In this special episode we have a guest mathematician. Gabriel Barrenechea joins us talking about sequences, convergence and completeness. We identify the last remaining axiom we need to uniquely identify the real numbers. Asking for completeness, that is, any Cauchy sequence is supposed to converge, we provide a means to fill the holes of the rationals. With this property we can show existence of square roots of any positive number, which will be done in the next chapter.

This is the second part dedicated to § 4. In this second part, we draw the attention to some consequences of the definition of order. Namely, the existence of a modulus. We provide elementary properties of the modulus and, most importantly, mention both the triangle and inverse triangle inequality, the name of which will be more properly justified later on. The other half of this episode in concerned with the size or proportion of the natural numbers that have been identified last time in the set of reals. This size can be fixed introducing the so-called Archimedean axiom basically telling that always finitely many rocks will fit a given suitcase. The consequences of the Archimedean axiom together with the modulus will play the major role in the next episode, when we talk about sequences and convergence.

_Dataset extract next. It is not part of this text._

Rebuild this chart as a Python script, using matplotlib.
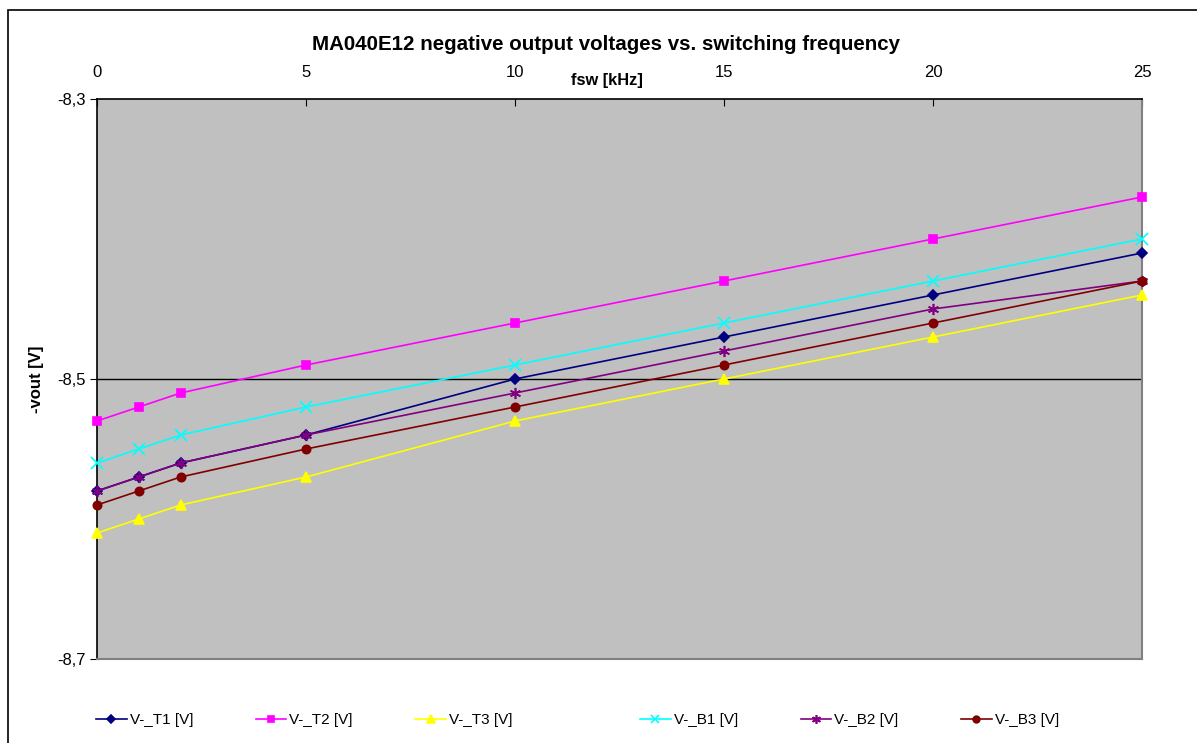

The field axioms from the last episode are not enough in order to have a good enough basis to do analysis. A striking fact underlining this lack of definedness can be seen in that the field consisting of 0 and 1 only is fine with the field axioms and surely does not contain the natural numbers. So what's the fix then? We introduce the existence of positive elements. These positive elements are closed under multiplication and addition and obey the rule that any real number is exactly one of the three alternatives it is either positive, zero or its negative is positive. With these properties we can show seemingly obvious statements like 1 is positive. Note that only with the field axioms such a conclusion cannot be made. So we need the order axioms. Finally, this will eventually also suffice to find the natural numbers as a subset of the reals, which is the main theorem of this episode.

In this episode we introduce and describe the basic rules of computing numbers. We formulate the axioms of addition and mutiplication and draw some interesting consequences from these rules. Interestingly, all the axioms are satisfied by a set with 2 elements only. In our quest to get a hand on the nature of the real numbers we're thus quite far away.

In this episode we will focus on the core properties of natural numbers and the principle of mathematical induction. We detail the four axioms of Peano's thus characterising natural numbers and the foundation of addition and mutiplication.

We provide a very brief overview of some basic notions in set theory and how to properly define mappings. At the concluding part of the episode we state and prove the well-ordering theorem for the set of natural numbers.